Funding and unresolved questions linger ahead of vote on Anchorage mayor’s homeless shelter proposal

Anchorage City Hall
A small group of Anchorage Assembly members and the news media gather for a press conference outside Anchorage City Hall on April 19, 2023. (Jeremy Hsieh/Alaska Public Media)

Anchorage Mayor Dave Bronson’s now 2-year-old pitch to build a homeless shelter and navigation center is back before the Anchorage Assembly.

The Assembly is scheduled to vote at its meeting Tuesday evening whether to commit about $11 million to finish the fraught project a contractor began last fall. As envisioned, the structure would house an emergency shelter for up to 200 people and navigation services on city land at Tudor and Elmore roads. 

If the Assembly approves the funding plan, the facility is unlikely to fully open this winter. Separately, city officials have been working on a plan for sheltering hundreds of people without homes this winter that does not rely on this facility and also does not rely on reopening a mass shelter like the Sullivan Arena. Instead, that plan in progress uses hotels, churches and nonprofits for extra rooms and temporary beds. 

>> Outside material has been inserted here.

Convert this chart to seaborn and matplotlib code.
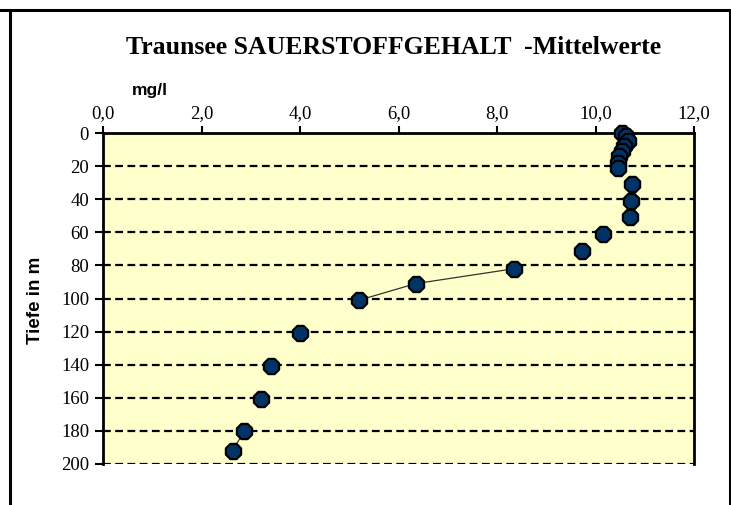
import matplotlib
matplotlib.use("Agg")
import matplotlib.pyplot as plt
import seaborn as sns
import pandas as pd
from matplotlib.lines import Line2D

# Mean oxygen content of the Traunsee by depth
depth = [0, 2, 5, 8, 11, 14, 18, 21, 31, 41, 51, 61, 71, 82, 91, 101, 121, 141, 161, 180, 192]
oxygen = [10.54, 10.62, 10.65, 10.58, 10.53, 10.48, 10.46, 10.46, 10.75, 10.73, 10.71,
          10.15, 9.72, 8.35, 6.35, 5.2, 4.0, 3.42, 3.2, 2.87, 2.63]
# runs of points joined by the thin connecting line (others stand alone)
line_run = [0, 0, 0, 0, 0, 0, 0, 0, 1, 2, 3, 4, 5, 6, 6, 6, 7, 8, 9, 10, 10]
x_ticks = [0, 2, 4, 6, 8, 10, 12]
y_ticks = [0, 20, 40, 60, 80, 100, 120, 140, 160, 180, 200]

df = pd.DataFrame({"depth": depth, "oxygen": oxygen, "run": line_run})

sns.set_theme(style="white")
plt.rcParams.update({"text.color": "black", "xtick.color": "black", "ytick.color": "black",
                     "axes.labelcolor": "black"})
serif = ["Liberation Serif", "DejaVu Serif"]
sans = ["Liberation Sans", "DejaVu Sans"]

fig = plt.figure(figsize=(7.31, 5.05), dpi=100)
fig.patch.set_facecolor("white")
ax = fig.add_axes([103 / 731, 41 / 505, 591 / 731, 331 / 505])
ax.set_facecolor("#FFFFCC")

# horizontal dashed grid lines
for t in y_ticks[1:]:
    ax.axhline(t, color="black", lw=1.6, ls=(0, (3.5, 2)), zorder=1)

sns.lineplot(data=df, x="oxygen", y="depth", units="run", sort=False, estimator=None,
             color="#333333", lw=0.9, ax=ax, zorder=2)
sns.scatterplot(data=df, x="oxygen", y="depth", marker="8", s=140,
                color="#003366", edgecolor="black", linewidth=1.6,
                ax=ax, zorder=3, clip_on=False)

ax.set_xlim(0, 12)
ax.set_ylim(200, 0)
ax.set_xticks(x_ticks)
ax.set_xticklabels([f"{v:.1f}".replace(".", ",") for v in x_ticks], family=serif,
                   fontsize=13.5, color="black")
ax.set_yticks(y_ticks)
ax.set_yticklabels([str(v) for v in y_ticks], family=serif, fontsize=13.5, color="black")
ax.xaxis.tick_top()
ax.tick_params(axis="x", direction="out", length=5, width=1.5, color="black", pad=3,
               top=True, bottom=False, labeltop=True, labelbottom=False)
ax.tick_params(axis="y", direction="out", length=6, width=1.5, color="black", pad=4, left=True)
ax.set_xlabel("")
ax.set_ylabel("")

for side in ["left", "top", "right"]:
    ax.spines[side].set_visible(True)
    ax.spines[side].set_color("black")
    ax.spines[side].set_linewidth(2)
ax.spines["bottom"].set_visible(False)

fig.text(394 / 731, 1 - 48 / 505, "Traunsee SAUERSTOFFGEHALT  -Mittelwerte",
         ha="center", va="center", family=serif, fontweight="bold", fontsize=18.5,
         color="black")
fig.text(150 / 731, 1 - 91 / 505, "mg/l", ha="center", va="center",
         family=sans, fontweight="bold", fontsize=12.5, color="black")
fig.text(36 / 731, 1 - 300 / 505, "Tiefe in m", ha="center", va="center", rotation=90,
         family=sans, fontweight="bold", fontsize=13.5, color="black")

# outer chart frame
fig.add_artist(Line2D([0, 730 / 731], [1 - 10 / 505, 1 - 10 / 505], color="black", lw=2.2,
                      transform=fig.transFigure))
fig.add_artist(Line2D([10 / 731, 10 / 731], [0, 1 - 10 / 505], color="black", lw=2.2,
                      transform=fig.transFigure))
fig.add_artist(Line2D([730 / 731, 730 / 731], [0, 1 - 10 / 505], color="black", lw=2.2,
                      transform=fig.transFigure))

fig.savefig("out.png", dpi=100)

Assembly members say they have a lot of unresolved questions about the Tudor and Elmore project. The company Sprung Structures still needs to provide formal documentation that its building is safe under Anchorage’s wind and snow loads. The proposed structure would be built out of aluminum supports and a durable, proprietary fabric. Also, no funding has been identified to pay for the shelter’s operation. And some of the money the administration suggests using to build the project comes at the expense of past Assembly commitments, and still falls short of the $11.4 million to $12.4 million estimate

“Oh, boy,” Assembly Chair Chris Constant said during a work session Friday. “I have some strong feelings about some of the funding that’s been identified. Promises made to the community that are suddenly being reneged upon. … I’m going to raise some hell on behalf of my constituents.” 

Several million dollars have already been spent on the project. The administration told a contractor to start work on it last fall, without proper Assembly approvals. Then the Assembly suspended the project, which led to a $2.5 million settlement with the contractor. 

The contractor’s site prep work is still in good shape, according to Lance Wilber, who leads the city’s Economic and Community Development Department. He said construction can pick up where it left off.

“We’ve had the current foundation inspected, the rebar inspected,” he said. “Currently, we can still use it,” he said. “So we don’t have to replace any of that. We just got to build the other three sides and pour the pad.”

He and other administration officials walked the Assembly through a funding proposal for the project on Friday. They want to pool unused federal American Rescue Plan Act money, money previously set aside for the project before it was suspended, and alcohol tax revenue. 

Some of the funds are leftover from completed commitments. Others were committed through the regular budgeting process, but never spent. For example, the Assembly set aside $2 million in alcohol taxes for early education and early prevention grants that the Anchorage Health Department didn’t disburse. The Parks and Recreation Department got $400,000 to install Wi-Fi at five recreation centers that went unspent. And about $1 million of federal money is still available out of a $2.5 million grant for removing trees killed by spruce beetles, a wildfire risk.  

“What I’m really struggling with is these are policy calls that were already made, and we want to undo them,” Assembly member Meg Zaletel told the administration. “And they were debated. They were part of larger packages and negotiations to really ensure we were addressing a number of priorities within the municipality. … You’re undercutting all the policy calls already made.”

Felix Rivera, who chairs the Assembly Housing and Homelessness Committee, said Tuesday he plans to vote no on the Tudor and Elmore project. 

Earlier this year, Rivera and the Assembly set a goal to stand up a permanent, low-barrier shelter by this winter. By June, that target had slipped to the end of the year. Now, Rivera’s looking at next spring. 

“I think that’s a discussion that we need to continue to have over the winter, and I think be ready come April, at the end of our emergency cold weather shelter plan, be ready and have a result by then,” he said. 

Rivera expects the cold weather shelter plan that relies on hotels, churches and nonprofits to be finalized next month.